A partir de projetos como esses, Neurath desenvolveu a visão de que o cientista social trabalha para criar utopias, modelos abstratos que apresentam possibilidades para o funcionamento de um agrupamento de pessoas. Utopias propõem projetos de habitação e de urbanização, políticas de distribuição de riquezas, padrões de estilo de vida e sistemas educacionais, entre outras reformas. A partir disso, o trabalho dos políticos é aplicar tais utopias, da mesma forma que os engenheiros e tecnólogos aplicam modelos da física a situações práticas. A ciência social, dessa forma, propõe alternativas às situações vividas pelas pessoas (cf. Nemeth, 1991 [1982], 2007; Nemeth, Schmitz & Uebel, 2007, p. 3-12).

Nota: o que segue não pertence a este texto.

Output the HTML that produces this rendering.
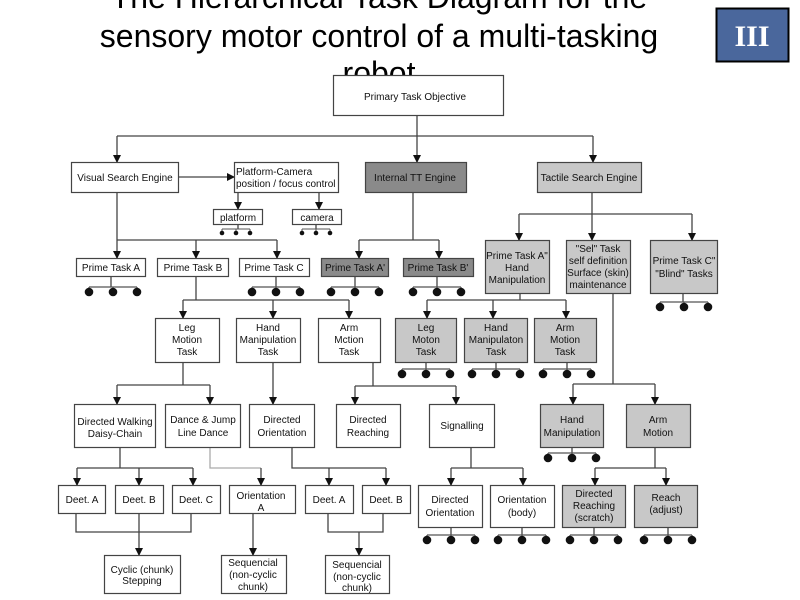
<!DOCTYPE html>
<html><head><meta charset="utf-8"><style>
html,body{margin:0;padding:0;background:#fff;}
svg{display:block;}
text{font-family:"Liberation Sans",Arial,sans-serif;}
</style></head><body>
<svg width="800" height="600" viewBox="0 0 800 600" xmlns="http://www.w3.org/2000/svg">
<defs>
<marker id="a" markerWidth="8" markerHeight="8" refX="7" refY="4" orient="auto" markerUnits="userSpaceOnUse" viewBox="0 0 8 8">
<path d="M0,0 L8,4 L0,8 Z" fill="#111"/></marker>
<g id="d3" stroke="#555" stroke-width="1.3" fill="#111">
<path d="M-24,-5 H24 M-24,-5 V0 M0,-5 V0 M24,-5 V0" fill="none"/>
<circle cx="-24" cy="0" r="4.3" stroke="none"/><circle cx="0" cy="0" r="4.3" stroke="none"/><circle cx="24" cy="0" r="4.3" stroke="none"/>
</g>
<g id="s3" stroke="#555" stroke-width="1" fill="#111">
<path d="M-14,-4 H14 M-14,-4 V0 M0,-4 V0 M14,-4 V0" fill="none"/>
<circle cx="-14" cy="0" r="2.3" stroke="none"/><circle cx="0" cy="0" r="2.3" stroke="none"/><circle cx="14" cy="0" r="2.3" stroke="none"/>
</g>
</defs>

<!-- Title -->
<g font-size="32" fill="#000" text-anchor="middle">
<text x="379" y="8">The Hierarchical Task Diagram for the</text>
<text x="379" y="47">sensory motor control of a multi-tasking</text>
<text x="379" y="84">robot</text>
</g>
<rect x="716.5" y="8.5" width="72" height="53" fill="#4a679c" stroke="#000" stroke-width="2"/>
<text x="752" y="46" font-size="30" font-weight="bold" fill="#fff" text-anchor="middle" style="font-family:'Liberation Serif',serif">III</text>

<!-- connectors -->
<g stroke="#444" stroke-width="1.3" fill="none">
<path d="M417,115 V162" marker-end="url(#a)"/>
<path d="M117,136 H593"/>
<path d="M117,136 V162" marker-end="url(#a)"/>
<path d="M593,136 V162" marker-end="url(#a)"/>
<path d="M178,177 H234" marker-end="url(#a)"/>
<path d="M238,192 V209" marker-end="url(#a)"/>
<path d="M319,192 V209" marker-end="url(#a)"/>
<path d="M117,192 V240 M117,240 H277"/>
<path d="M117,240 V258" marker-end="url(#a)"/>
<path d="M196,240 V258" marker-end="url(#a)"/>
<path d="M277,240 V258" marker-end="url(#a)"/>
<path d="M413,192 V240 M359,240 H439"/>
<path d="M359,240 V258" marker-end="url(#a)"/>
<path d="M439,240 V258" marker-end="url(#a)"/>
<path d="M592,192 V214 M519,214 H692"/>
<path d="M519,214 V240" marker-end="url(#a)"/>
<path d="M592,214 V240" marker-end="url(#a)"/>
<path d="M692,214 V240" marker-end="url(#a)"/>
<path d="M196,276 V300 M183,300 H349"/>
<path d="M183,300 V318" marker-end="url(#a)"/>
<path d="M273,300 V318" marker-end="url(#a)"/>
<path d="M349,300 V318" marker-end="url(#a)"/>
<path d="M520,293 V300 M427,300 H566"/>
<path d="M427,300 V318" marker-end="url(#a)"/>
<path d="M493,300 V318" marker-end="url(#a)"/>
<path d="M566,300 V318" marker-end="url(#a)"/>
<path d="M613,293 V384 M573,384 H655"/>
<path d="M573,384 V404" marker-end="url(#a)"/>
<path d="M655,384 V404" marker-end="url(#a)"/>
<path d="M683,293 V302"/>
<path d="M183,362 V385 M117,385 H210"/>
<path d="M117,385 V404" marker-end="url(#a)"/>
<path d="M210,385 V404" marker-end="url(#a)"/>
<path d="M273,362 V404" marker-end="url(#a)"/>
<path d="M373,362 V386 M355,386 H456"/>
<path d="M355,386 V404" marker-end="url(#a)"/>
<path d="M456,386 V404" marker-end="url(#a)"/>
<path d="M120,447 V468 M77,468 H193"/>
<path d="M77,468 V485" marker-end="url(#a)"/>
<path d="M139,468 V485" marker-end="url(#a)"/>
<path d="M193,468 V485" marker-end="url(#a)"/>
<path d="M210,447 V468 H261" stroke="#aaa"/>
<path d="M261,468 V485" marker-end="url(#a)"/>
<path d="M292,447 V468 H386"/>
<path d="M329,468 V485" marker-end="url(#a)"/>
<path d="M386,468 V485" marker-end="url(#a)"/>
<path d="M76,513 V532 H191 V513"/>
<path d="M139,513 V555" marker-end="url(#a)"/>
<path d="M253,513 V555" marker-end="url(#a)"/>
<path d="M328,513 V532 H383 V513"/>
<path d="M359,532 V555" marker-end="url(#a)"/>
<path d="M471,447 V468 M451,468 H523"/>
<path d="M451,468 V485" marker-end="url(#a)"/>
<path d="M523,468 V485" marker-end="url(#a)"/>
<path d="M655,447 V468 M595,468 H666"/>
<path d="M595,468 V485" marker-end="url(#a)"/>
<path d="M666,468 V485" marker-end="url(#a)"/>
<!-- stems to dot groups -->
<path d="M238,224 V229 M316,224 V229"/>
<path d="M111,276 V287 M276,276 V287 M355,276 V287 M437,276 V287"/>
<path d="M426,362 V369 M496,362 V369 M567,362 V369"/>
<path d="M572,447 V453"/>
<path d="M451,527 V535 M522,527 V535 M594,527 V535 M668,527 V535"/>
</g>

<!-- dot groups -->
<use href="#s3" x="236" y="233"/><use href="#s3" x="316" y="233"/>
<use href="#d3" x="113" y="292"/><use href="#d3" x="276" y="292"/><use href="#d3" x="355" y="292"/><use href="#d3" x="437" y="292"/>
<use href="#d3" x="684" y="307"/>
<use href="#d3" x="426" y="374"/><use href="#d3" x="496" y="374"/><use href="#d3" x="567" y="374"/>
<use href="#d3" x="572" y="458"/>
<use href="#d3" x="451" y="540"/><use href="#d3" x="522" y="540"/><use href="#d3" x="594" y="540"/><use href="#d3" x="668" y="540"/>

<!-- boxes -->
<g stroke="#444" stroke-width="1.2">
<rect x="333.5" y="75.5" width="170" height="40" fill="#fff"/>
<rect x="71.5" y="162.5" width="107" height="30" fill="#fff"/>
<rect x="234.5" y="162.5" width="104" height="30" fill="#fff"/>
<rect x="213.5" y="209.5" width="49" height="15" fill="#fff"/>
<rect x="292.5" y="209.5" width="49" height="15" fill="#fff"/>
<rect x="365.5" y="162.5" width="101" height="30" fill="#8a8a8a"/>
<rect x="537.5" y="162.5" width="104" height="30" fill="#c8c8c8"/>
<rect x="76.5" y="258.5" width="69" height="18" fill="#fff"/>
<rect x="157.5" y="258.5" width="71" height="18" fill="#fff"/>
<rect x="239.5" y="258.5" width="70" height="18" fill="#fff"/>
<rect x="321.5" y="258.5" width="67" height="18" fill="#8a8a8a"/>
<rect x="403.5" y="258.5" width="70" height="18" fill="#8a8a8a"/>
<rect x="485.5" y="240.5" width="64" height="53" fill="#c8c8c8"/>
<rect x="566.5" y="240.5" width="64" height="53" fill="#c8c8c8"/>
<rect x="650.5" y="240.5" width="67" height="53" fill="#c8c8c8"/>
<rect x="155.5" y="318.5" width="64" height="44" fill="#fff"/>
<rect x="236.5" y="318.5" width="64" height="44" fill="#fff"/>
<rect x="318.5" y="318.5" width="62" height="44" fill="#fff"/>
<rect x="395.5" y="318.5" width="61" height="44" fill="#c8c8c8"/>
<rect x="464.5" y="318.5" width="63" height="44" fill="#c8c8c8"/>
<rect x="534.5" y="318.5" width="62" height="44" fill="#c8c8c8"/>
<rect x="74.5" y="404.5" width="81" height="43" fill="#fff"/>
<rect x="165.5" y="404.5" width="75" height="43" fill="#fff"/>
<rect x="249.5" y="404.5" width="65" height="43" fill="#fff"/>
<rect x="336.5" y="404.5" width="64" height="43" fill="#fff"/>
<rect x="429.5" y="404.5" width="65" height="43" fill="#fff"/>
<rect x="540.5" y="404.5" width="63" height="43" fill="#c8c8c8"/>
<rect x="626.5" y="404.5" width="64" height="43" fill="#c8c8c8"/>
<rect x="58.5" y="485.5" width="47" height="28" fill="#fff"/>
<rect x="115.5" y="485.5" width="48" height="28" fill="#fff"/>
<rect x="172.5" y="485.5" width="48" height="28" fill="#fff"/>
<rect x="229.5" y="485.5" width="66" height="28" fill="#fff"/>
<rect x="305.5" y="485.5" width="48" height="28" fill="#fff"/>
<rect x="362.5" y="485.5" width="48" height="28" fill="#fff"/>
<rect x="418.5" y="485.5" width="64" height="42" fill="#fff"/>
<rect x="490.5" y="485.5" width="64" height="42" fill="#fff"/>
<rect x="562.5" y="485.5" width="63" height="42" fill="#c8c8c8"/>
<rect x="634.5" y="485.5" width="63" height="42" fill="#c8c8c8"/>
<rect x="104.5" y="555.5" width="76" height="38" fill="#fff"/>
<rect x="221.5" y="555.5" width="65" height="38" fill="#fff"/>
<rect x="325.5" y="555.5" width="64" height="38" fill="#fff"/>
</g>

<!-- labels -->
<g font-size="10" fill="#111" text-anchor="middle">
<text x="415" y="100">Primary Task Objective</text>
<text x="125" y="181">Visual Search Engine</text>
<text x="236" y="175" text-anchor="start">Platform-Camera</text>
<text x="236" y="187" text-anchor="start">position / focus control</text>
<text x="238" y="221">platform</text>
<text x="317" y="221">camera</text>
<text x="415" y="181">Internal TT Engine</text>
<text x="589" y="181">Tactile Search Engine</text>
<text x="111" y="271">Prime Task A</text>
<text x="193" y="271">Prime Task B</text>
<text x="274" y="271">Prime Task C</text>
<text x="355" y="271">Prime Task A'</text>
<text x="438" y="271">Prime Task B'</text>
<text x="517" y="259">Prime Task A"</text>
<text x="517" y="271">Hand</text>
<text x="517" y="283">Manipulation</text>
<text x="598" y="252">"Sel" Task</text>
<text x="598" y="264">self definition</text>
<text x="598" y="276">Surface (skin)</text>
<text x="598" y="288">maintenance</text>
<text x="684" y="264">Prime Task C"</text>
<text x="684" y="277">"Blind" Tasks</text>
<text x="187" y="331">Leg</text><text x="187" y="343">Motion</text><text x="187" y="355">Task</text>
<text x="268" y="331">Hand</text><text x="268" y="343">Manipulation</text><text x="268" y="355">Task</text>
<text x="349" y="331">Arm</text><text x="349" y="343">Mction</text><text x="349" y="355">Task</text>
<text x="426" y="331">Leg</text><text x="426" y="343">Moton</text><text x="426" y="355">Task</text>
<text x="496" y="331">Hand</text><text x="496" y="343">Manipulaton</text><text x="496" y="355">Task</text>
<text x="565" y="331">Arm</text><text x="565" y="343">Motion</text><text x="565" y="355">Task</text>
<text x="115" y="425">Directed Walking</text><text x="115" y="437">Daisy-Chain</text>
<text x="203" y="423">Dance &amp; Jump</text><text x="203" y="436">Line Dance</text>
<text x="282" y="423">Directed</text><text x="282" y="436">Orientation</text>
<text x="368" y="423">Directed</text><text x="368" y="436">Reaching</text>
<text x="462" y="429">Signalling</text>
<text x="572" y="423">Hand</text><text x="572" y="436">Manipulation</text>
<text x="658" y="423">Arm</text><text x="658" y="436">Motion</text>
<text x="82" y="503">Deet. A</text>
<text x="139" y="503">Deet. B</text>
<text x="196" y="503">Deet. C</text>
<text x="261" y="499">Orientation</text><text x="261" y="511">A</text>
<text x="329" y="503">Deet. A</text>
<text x="386" y="503">Deet. B</text>
<text x="450" y="503">Directed</text><text x="450" y="516">Orientation</text>
<text x="522" y="503">Orientation</text><text x="522" y="516">(body)</text>
<text x="594" y="497">Directed</text><text x="594" y="509">Reaching</text><text x="594" y="521">(scratch)</text>
<text x="666" y="501">Reach</text><text x="666" y="513">(adjust)</text>
<text x="142" y="573">Cyclic (chunk)</text><text x="142" y="584">Stepping</text>
<text x="253" y="566">Sequencial</text><text x="253" y="578">(non-cyclic</text><text x="253" y="590">chunk)</text>
<text x="357" y="568">Sequencial</text><text x="357" y="580">(non-cyclic</text><text x="357" y="591">chunk)</text>
</g>
</svg>
</body></html>
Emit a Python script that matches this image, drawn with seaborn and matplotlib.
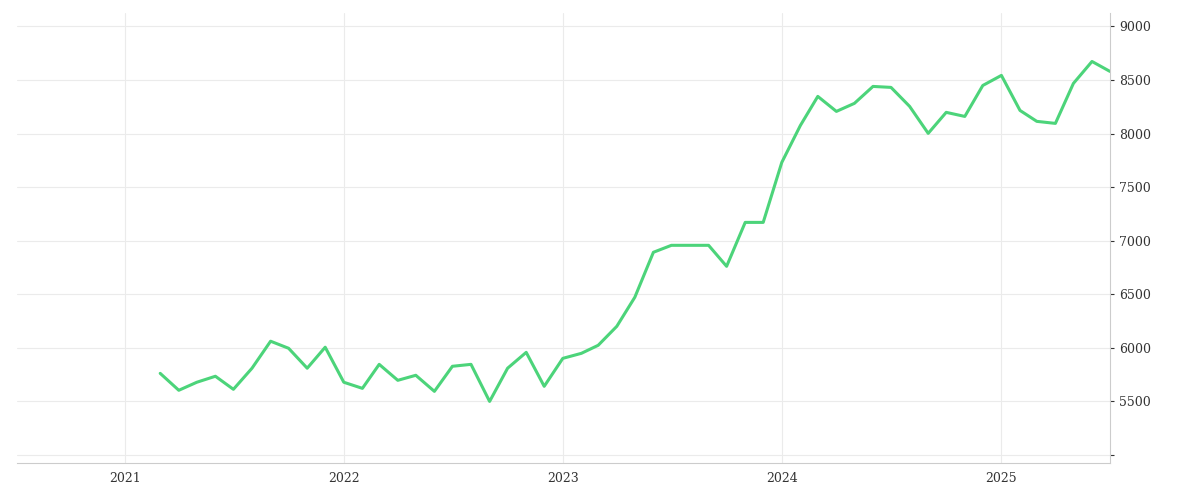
import matplotlib
matplotlib.use("Agg")
import matplotlib.pyplot as plt
import seaborn as sns
import pandas as pd
import numpy as np

dates = pd.date_range("2021-03-01", "2025-07-01", freq="MS")
values = [5762,5604,5679,5735,5613,5810,6062,5996,5810,6006,
          5679,5622,5846,5697,5744,5594,5828,5846,5500,5810,5958,5641,
          5902,5949,6024,6201,6472,6892,6957,6957,6957,6761,7171,7171,
          7731,8076,8347,8207,8282,8440,8431,8254,8002,8198,8160,8449,
          8543,8216,8114,8095,8468,8673,8580]
df = pd.DataFrame({"date": dates, "value": values})

sns.set_style("white")
plt.rcParams['font.family'] = ['DejaVu Serif']
fig, ax = plt.subplots(figsize=(12, 5), dpi=100)
fig.subplots_adjust(left=0.014, right=0.925, top=0.975, bottom=0.075)
sns.lineplot(data=df, x="date", y="value", color="#4cd47a", linewidth=2.2, ax=ax)
ax.set_xlim(pd.Timestamp("2020-07-05"), pd.Timestamp("2025-07-01"))
ax.set_ylim(4930, 9130)
ax.set_yticks([5000,5500,6000,6500,7000,7500,8000,8500,9000])
ax.set_yticklabels(["","5500","6000","6500","7000","7500","8000","8500","9000"])
ax.set_xticks([pd.Timestamp(f"{y}-01-01") for y in range(2021, 2026)])
ax.set_xticklabels([str(y) for y in range(2021, 2026)])
ax.yaxis.tick_right()
ax.grid(True, color="#ebebeb", linewidth=0.8)
ax.tick_params(labelsize=9, colors="#333333", length=3)
for s in ["top", "left"]:
    ax.spines[s].set_visible(False)
ax.spines["right"].set_color("#cccccc")
ax.spines["bottom"].set_color("#cccccc")
ax.set_xlabel("")
ax.set_ylabel("")
fig.savefig("out.png")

Devemos destacar que, para Neurath, o cientista social cria as utopias a partir das situações vividas pelas pessoas. Além disso, no momento da aplicação, as pessoas envolvidas devem ter o máximo de informação acerca das possibilidades de mudança. Dessa forma, não se trata de uma visão tecnocrata da engenharia social, em que governantes que detêm o conhecimento aplicam certos arranjos tidos como ideais, baseados em teorias consideradas corretas, em uma sociedade que é passiva no processo. A ciência social deve garantir às pessoas a liberdade de mudar suas condições de vida; e tal liberdade vem da informação e da participação na produção do conhecimento.

Nenhuma produção humana, seja filosófica, científica, artística ou política, pode ser considerada universalmente boa, correta ou válida. Assim, para Neurath, uma solução proposta pela ciência social não pode ter a pretensão de ser infalível e final. Alguns problemas sempre restarão, assim como surgirão novos desafios. A engenharia social tecnocrata é uma forma do que Neurath chama de pseudorracionalismo, a suposição de que a razão sozinha e bem exercitada de uma elite educada vai ser capaz de fornecer soluções absolutamente corretas que funcionam em todos os casos para todas as pessoas (cf. Neurath, 1973 [1921]; Nemeth, 1991 [1982], p. 288-90). A ciência é o caminho para melhorar a vida humana, mas isso deve ser feito em um processo de discussão com a comunidade envolvida, de maneira falível, recebendo contrapropostas e analisando alternativas.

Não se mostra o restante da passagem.